Tuesday, July 29, 2008

Love Affair

I have never so quickly and so completely fallen in love as I have fallen in love with Vermont.

As I was driving up on Sunday, I got so lost in the views. I am not a great lover of nature, but I do appreciate a nice panoramic every now and then. But I could just stare and stare. Even on campus at UVM, outside the window of my dorm room, you can see these huge amazing mountains out there, waaaaay in the distance, all dark. And you can tell that they're miles in the distance from the clouds that lead up to them. I love that, when you can see that in the sky. I've only seen that one other time, and it wasn't in a place that has mountains.

And God, the weather here. I have never experienced such lovely, cool, temperate weather this late in the summer. The breeze is cool, the sun is warm, there's very little humidity, and incredibly pretty clouds. The air is so freaking clean here, it's like being up at Acadia all the time. The grass is all pretty and green, the trees are healthy, the natural terrain of the place hasn't been messed with. Burlington, and Vermont, is just so...natural.

The downtown is fucking adorable, too. I mean, the big chains are far away, except for a few unavoidable college town moneymakers (Macy's, Old Navy, Urban Outfitters, Barnes and Noble). All of College street is closed to traffic -- it's completely walkable. Up and down the street, my dirty hippie breatheren are playing guitars and singing for change. I couldn't help it; I, who after years of living in DC thought I was immune to that "spare a dime" bullshit, gave out my carefully guarded quarters like candy. I nearly lost my mind when I came across a small cafe and tea shop that specializes in loose-leaf tea. No one does that!! I mean, loose-leaf tea! And then I found this great little chocolate shop that had sea salt caramels! These days, you can only find those online! I'm seriously thinking of moving here just for those two shops.

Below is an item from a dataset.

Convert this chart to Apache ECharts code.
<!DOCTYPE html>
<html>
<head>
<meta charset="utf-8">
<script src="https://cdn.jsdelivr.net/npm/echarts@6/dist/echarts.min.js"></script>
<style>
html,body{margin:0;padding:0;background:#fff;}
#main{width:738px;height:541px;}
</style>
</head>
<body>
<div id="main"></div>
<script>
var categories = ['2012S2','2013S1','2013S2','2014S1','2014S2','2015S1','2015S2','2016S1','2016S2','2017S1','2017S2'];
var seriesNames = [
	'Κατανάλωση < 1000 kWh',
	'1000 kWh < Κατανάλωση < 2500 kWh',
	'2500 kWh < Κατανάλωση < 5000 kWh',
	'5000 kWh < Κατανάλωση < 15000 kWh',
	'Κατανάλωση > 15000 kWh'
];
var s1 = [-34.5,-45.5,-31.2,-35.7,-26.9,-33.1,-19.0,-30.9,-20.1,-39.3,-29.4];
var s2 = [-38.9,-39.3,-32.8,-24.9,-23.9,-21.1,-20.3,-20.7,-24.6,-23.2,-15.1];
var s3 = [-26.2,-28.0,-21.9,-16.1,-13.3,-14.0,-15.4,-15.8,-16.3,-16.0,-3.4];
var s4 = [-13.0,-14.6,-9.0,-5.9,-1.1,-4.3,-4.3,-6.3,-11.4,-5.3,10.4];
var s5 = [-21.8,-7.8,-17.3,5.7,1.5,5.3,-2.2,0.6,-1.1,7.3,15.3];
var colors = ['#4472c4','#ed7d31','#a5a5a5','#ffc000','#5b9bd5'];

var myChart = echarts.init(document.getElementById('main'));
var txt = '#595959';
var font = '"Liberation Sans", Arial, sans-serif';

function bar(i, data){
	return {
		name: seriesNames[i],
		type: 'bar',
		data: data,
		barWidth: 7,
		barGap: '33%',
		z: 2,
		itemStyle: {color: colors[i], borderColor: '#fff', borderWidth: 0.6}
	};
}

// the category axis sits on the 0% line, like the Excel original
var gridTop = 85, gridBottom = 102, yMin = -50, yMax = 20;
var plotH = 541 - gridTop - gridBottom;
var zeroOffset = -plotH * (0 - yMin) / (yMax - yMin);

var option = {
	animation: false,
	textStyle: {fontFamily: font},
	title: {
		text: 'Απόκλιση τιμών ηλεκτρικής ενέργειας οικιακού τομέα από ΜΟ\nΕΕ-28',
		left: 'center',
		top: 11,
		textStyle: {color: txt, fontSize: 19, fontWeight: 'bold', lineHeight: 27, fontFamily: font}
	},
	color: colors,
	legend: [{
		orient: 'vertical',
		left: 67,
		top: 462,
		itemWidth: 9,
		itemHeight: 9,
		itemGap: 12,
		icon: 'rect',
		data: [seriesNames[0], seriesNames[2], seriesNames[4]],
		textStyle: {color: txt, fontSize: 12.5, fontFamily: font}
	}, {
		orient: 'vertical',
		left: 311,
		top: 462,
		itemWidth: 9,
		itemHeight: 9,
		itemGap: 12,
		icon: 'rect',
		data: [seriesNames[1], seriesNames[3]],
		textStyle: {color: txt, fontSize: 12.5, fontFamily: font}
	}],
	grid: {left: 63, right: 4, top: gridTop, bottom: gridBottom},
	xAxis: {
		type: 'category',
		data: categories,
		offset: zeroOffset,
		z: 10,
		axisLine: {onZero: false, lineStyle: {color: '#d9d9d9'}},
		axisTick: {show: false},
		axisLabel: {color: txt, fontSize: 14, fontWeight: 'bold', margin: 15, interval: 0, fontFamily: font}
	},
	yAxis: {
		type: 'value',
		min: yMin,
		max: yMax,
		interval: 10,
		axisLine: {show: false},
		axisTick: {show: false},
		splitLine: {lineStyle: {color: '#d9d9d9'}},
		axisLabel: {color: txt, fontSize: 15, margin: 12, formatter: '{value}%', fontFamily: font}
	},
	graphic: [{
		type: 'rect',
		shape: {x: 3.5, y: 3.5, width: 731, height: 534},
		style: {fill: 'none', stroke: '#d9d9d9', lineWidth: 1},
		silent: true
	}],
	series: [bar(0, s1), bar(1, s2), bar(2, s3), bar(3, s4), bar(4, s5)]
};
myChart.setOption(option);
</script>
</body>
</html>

So tonight, I was dressed up a bit for dinner with an alumna. I wasn't wearing anything special, a pink jersey dress, black flats, white zip-up. I had all my hair loose (I've taken to pinning it up these days -- I don't have the time to straighten it, and the cut makes it do odd things when I leave it be), and some make-up on. I mean, I looked nice, nicer than during the conference day (casual clothes for this one, not business casual, thank God), but by no accounts amazing or anything. Just ok. And I swear, I got more once (and twice) overs tonight than in my entire life combined. I got hit on, out loud, in public, not at a bar. And it wasn't skeevy, it was hippie style. Friendly. Kind. I mean, in this strange, Vermonty world, I am sexy! I am attractive! I am kind of the ideal!

Being in Burlington makes me long for my hippie days of yore. There was a simplicity to it, really. It's kind of who I am at heart, and it was easier when I didn't have to fight that. I didn't have to remind myself to straighten my hair in the mornings, wear heels instead of Birkenstocks, dress pants instead of a flowy dress. Someday, maybe, I'll move to Vermont. I never really thought I'd fall in love with it like I did. I didn't think any place had the ability to pull me in like that. People tend to captivate me, not places. But I guess there's a first time for everything.

(For the record, I felt this way about Florence when I visited. So I guess it's not the first time, but damn close.)